Your task: Your answer should be a single number: the count of lines holding the word "this".

-------------------------

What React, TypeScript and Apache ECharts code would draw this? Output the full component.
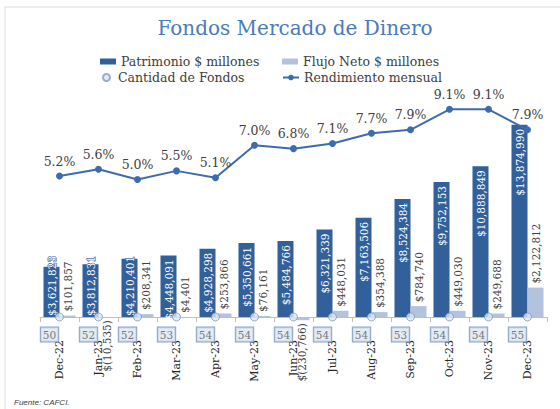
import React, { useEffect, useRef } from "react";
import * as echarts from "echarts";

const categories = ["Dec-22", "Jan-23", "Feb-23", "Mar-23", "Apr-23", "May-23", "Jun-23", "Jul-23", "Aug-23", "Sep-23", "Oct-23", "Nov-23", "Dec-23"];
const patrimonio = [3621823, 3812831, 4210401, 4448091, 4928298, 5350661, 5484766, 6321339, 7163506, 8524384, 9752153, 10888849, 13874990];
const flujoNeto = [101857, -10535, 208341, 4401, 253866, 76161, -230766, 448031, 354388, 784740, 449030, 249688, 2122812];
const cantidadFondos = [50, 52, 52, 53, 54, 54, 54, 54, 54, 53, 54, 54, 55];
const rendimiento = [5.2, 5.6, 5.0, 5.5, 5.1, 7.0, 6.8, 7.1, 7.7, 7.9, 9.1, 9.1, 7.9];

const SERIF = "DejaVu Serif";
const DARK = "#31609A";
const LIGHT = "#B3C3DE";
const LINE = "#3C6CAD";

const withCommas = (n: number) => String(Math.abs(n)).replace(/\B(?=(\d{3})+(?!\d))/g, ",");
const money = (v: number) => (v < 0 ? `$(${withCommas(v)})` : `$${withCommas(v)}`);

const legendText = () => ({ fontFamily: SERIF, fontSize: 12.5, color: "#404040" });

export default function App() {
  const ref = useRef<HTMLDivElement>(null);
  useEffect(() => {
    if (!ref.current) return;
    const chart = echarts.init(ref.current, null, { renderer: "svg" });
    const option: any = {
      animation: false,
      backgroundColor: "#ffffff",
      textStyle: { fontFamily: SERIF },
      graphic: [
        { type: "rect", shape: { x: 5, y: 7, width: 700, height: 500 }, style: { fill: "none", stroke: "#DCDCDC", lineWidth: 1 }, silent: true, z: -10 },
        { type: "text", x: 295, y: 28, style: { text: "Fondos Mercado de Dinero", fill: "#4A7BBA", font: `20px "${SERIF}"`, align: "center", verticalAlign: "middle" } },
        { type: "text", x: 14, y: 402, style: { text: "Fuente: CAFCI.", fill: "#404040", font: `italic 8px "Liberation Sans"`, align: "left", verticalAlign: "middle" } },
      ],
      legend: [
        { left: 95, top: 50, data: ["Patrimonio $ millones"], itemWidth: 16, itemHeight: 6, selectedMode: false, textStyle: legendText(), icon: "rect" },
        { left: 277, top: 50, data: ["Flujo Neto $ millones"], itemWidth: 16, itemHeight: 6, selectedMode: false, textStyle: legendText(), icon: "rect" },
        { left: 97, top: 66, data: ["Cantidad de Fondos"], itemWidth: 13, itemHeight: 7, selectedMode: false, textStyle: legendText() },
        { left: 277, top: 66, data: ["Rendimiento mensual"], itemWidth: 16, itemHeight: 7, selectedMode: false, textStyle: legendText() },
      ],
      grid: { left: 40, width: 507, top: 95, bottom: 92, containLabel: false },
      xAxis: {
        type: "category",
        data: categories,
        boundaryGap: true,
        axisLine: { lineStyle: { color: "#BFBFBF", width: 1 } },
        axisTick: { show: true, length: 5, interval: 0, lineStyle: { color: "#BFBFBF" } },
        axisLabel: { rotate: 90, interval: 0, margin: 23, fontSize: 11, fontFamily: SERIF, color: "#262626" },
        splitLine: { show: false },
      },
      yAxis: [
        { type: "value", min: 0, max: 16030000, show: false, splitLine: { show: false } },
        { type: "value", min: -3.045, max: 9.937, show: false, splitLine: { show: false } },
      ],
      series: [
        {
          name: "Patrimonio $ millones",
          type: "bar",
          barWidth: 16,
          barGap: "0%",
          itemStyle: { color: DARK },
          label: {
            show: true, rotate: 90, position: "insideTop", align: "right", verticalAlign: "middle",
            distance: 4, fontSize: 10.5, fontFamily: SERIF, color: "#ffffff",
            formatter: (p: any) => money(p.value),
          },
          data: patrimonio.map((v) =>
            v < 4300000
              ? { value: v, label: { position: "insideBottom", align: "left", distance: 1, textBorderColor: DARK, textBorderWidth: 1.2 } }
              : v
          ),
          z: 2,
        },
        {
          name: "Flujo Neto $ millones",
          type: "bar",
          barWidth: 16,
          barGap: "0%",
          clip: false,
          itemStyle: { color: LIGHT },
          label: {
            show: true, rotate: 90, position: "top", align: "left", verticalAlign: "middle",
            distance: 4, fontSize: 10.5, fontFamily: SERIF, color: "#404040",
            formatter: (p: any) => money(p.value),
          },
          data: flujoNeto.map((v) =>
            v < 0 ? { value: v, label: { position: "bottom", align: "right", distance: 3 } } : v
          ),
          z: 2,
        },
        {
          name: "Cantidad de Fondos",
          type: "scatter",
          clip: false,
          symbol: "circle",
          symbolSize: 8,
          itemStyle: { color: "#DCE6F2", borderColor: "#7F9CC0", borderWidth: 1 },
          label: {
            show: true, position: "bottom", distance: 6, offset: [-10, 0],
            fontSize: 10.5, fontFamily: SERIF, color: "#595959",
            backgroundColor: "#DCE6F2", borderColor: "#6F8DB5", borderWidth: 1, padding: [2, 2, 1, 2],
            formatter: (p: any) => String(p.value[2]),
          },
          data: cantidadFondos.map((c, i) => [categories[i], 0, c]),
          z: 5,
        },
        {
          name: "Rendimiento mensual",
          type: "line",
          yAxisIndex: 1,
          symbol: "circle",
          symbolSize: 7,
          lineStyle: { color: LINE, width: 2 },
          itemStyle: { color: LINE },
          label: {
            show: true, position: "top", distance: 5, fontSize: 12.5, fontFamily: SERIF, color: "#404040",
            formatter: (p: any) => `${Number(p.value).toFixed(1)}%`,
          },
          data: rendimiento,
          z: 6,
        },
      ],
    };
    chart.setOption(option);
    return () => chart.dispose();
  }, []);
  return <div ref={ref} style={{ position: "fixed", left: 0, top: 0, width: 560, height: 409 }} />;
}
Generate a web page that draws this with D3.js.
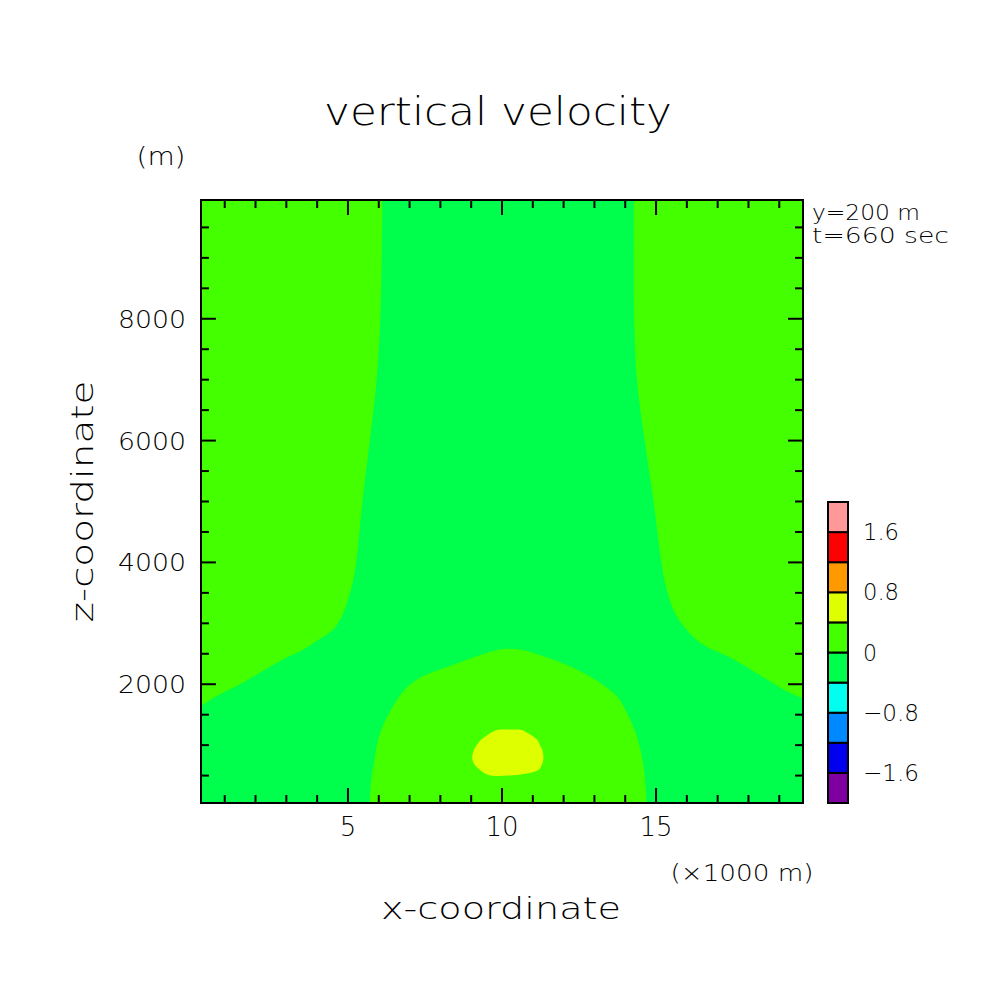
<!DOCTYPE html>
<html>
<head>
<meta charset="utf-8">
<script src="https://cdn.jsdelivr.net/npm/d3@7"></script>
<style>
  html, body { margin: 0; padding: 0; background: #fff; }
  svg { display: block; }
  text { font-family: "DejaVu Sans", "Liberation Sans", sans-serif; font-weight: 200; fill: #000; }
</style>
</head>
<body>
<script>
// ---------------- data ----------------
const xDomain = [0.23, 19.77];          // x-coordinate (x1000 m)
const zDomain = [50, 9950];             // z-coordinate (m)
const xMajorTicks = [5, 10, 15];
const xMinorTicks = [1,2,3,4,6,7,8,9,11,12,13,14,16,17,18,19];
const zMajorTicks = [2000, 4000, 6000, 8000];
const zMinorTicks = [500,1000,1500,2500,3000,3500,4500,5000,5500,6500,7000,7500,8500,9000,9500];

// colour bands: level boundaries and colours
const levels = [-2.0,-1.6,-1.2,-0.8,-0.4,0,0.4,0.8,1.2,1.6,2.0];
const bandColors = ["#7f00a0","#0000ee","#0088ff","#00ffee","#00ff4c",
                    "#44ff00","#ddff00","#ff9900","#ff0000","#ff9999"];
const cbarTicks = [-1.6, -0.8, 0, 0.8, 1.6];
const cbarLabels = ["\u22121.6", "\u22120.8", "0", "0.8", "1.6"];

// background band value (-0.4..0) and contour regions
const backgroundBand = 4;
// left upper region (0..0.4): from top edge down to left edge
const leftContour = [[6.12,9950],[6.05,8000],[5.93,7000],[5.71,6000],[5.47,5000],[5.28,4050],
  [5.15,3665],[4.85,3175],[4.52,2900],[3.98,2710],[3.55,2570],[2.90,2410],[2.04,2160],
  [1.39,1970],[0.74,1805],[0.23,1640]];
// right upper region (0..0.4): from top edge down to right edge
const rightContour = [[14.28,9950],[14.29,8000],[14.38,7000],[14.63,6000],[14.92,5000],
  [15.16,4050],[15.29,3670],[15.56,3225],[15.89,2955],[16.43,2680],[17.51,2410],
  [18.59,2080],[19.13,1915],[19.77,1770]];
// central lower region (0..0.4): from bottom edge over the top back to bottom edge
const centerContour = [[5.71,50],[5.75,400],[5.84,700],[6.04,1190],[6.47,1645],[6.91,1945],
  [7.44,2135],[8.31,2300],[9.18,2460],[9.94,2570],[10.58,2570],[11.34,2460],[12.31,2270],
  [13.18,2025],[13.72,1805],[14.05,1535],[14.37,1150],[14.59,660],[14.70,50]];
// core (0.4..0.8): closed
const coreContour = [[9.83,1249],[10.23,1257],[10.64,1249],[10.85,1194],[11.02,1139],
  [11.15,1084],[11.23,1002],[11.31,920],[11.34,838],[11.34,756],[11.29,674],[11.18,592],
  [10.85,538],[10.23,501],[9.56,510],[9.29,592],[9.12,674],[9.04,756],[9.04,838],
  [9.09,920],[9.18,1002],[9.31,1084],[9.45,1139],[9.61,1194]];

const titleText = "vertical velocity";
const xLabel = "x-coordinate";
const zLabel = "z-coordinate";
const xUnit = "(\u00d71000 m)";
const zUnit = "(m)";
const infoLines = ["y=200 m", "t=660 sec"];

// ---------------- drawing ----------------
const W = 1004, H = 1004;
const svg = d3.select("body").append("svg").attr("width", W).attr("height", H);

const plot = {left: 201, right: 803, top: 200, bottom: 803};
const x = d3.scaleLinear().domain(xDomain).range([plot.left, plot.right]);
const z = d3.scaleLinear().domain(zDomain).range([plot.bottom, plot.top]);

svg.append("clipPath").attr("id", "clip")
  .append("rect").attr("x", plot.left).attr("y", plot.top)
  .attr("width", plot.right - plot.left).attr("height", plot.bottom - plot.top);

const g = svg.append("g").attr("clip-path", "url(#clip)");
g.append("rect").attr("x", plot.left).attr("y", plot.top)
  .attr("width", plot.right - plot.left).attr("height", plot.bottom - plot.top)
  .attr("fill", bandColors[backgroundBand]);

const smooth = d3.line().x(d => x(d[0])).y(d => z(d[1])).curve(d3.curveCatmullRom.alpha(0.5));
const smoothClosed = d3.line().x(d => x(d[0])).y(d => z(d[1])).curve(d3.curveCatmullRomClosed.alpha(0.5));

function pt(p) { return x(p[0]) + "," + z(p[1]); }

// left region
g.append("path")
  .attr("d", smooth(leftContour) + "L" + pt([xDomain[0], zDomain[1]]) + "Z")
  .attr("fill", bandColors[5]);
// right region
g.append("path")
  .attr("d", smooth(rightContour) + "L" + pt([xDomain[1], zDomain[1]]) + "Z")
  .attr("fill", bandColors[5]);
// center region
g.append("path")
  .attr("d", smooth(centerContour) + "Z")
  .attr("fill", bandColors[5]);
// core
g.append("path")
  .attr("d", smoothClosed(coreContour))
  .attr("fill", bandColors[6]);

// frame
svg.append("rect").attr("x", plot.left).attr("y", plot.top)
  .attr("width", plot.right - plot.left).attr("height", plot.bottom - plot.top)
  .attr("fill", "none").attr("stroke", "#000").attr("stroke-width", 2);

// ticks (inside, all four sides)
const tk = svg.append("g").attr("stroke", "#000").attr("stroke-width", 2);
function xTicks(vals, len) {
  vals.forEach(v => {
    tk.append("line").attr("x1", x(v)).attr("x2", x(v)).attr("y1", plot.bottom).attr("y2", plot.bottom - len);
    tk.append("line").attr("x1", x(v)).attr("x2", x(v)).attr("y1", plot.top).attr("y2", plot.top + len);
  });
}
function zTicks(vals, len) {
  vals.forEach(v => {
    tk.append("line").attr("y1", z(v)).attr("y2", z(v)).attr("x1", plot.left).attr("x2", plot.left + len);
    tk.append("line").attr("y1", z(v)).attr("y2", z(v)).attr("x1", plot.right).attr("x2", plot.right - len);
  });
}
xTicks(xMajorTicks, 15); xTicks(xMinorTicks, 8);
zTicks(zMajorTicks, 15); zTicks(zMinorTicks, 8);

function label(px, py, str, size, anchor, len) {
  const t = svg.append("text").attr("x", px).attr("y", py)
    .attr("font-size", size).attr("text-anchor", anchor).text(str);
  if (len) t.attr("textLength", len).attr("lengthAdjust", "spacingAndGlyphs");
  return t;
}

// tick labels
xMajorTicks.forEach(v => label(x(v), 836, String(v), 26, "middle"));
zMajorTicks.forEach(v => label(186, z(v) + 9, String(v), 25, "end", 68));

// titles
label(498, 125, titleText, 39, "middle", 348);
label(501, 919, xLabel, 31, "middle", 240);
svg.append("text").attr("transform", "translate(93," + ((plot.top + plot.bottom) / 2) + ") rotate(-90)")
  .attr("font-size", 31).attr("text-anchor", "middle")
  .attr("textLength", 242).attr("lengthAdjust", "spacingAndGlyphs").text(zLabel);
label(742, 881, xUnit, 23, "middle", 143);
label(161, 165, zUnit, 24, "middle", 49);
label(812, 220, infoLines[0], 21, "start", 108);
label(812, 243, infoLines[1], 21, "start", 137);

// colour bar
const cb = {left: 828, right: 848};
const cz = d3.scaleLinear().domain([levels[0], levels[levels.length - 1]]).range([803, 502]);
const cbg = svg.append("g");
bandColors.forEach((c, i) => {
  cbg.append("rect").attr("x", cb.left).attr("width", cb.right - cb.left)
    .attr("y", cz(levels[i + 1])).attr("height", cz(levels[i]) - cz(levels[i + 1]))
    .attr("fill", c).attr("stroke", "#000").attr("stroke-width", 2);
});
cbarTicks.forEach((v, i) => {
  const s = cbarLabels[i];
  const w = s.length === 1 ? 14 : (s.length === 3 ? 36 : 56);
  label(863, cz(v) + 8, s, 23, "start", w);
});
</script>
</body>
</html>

-------------------------

Exercise output: 2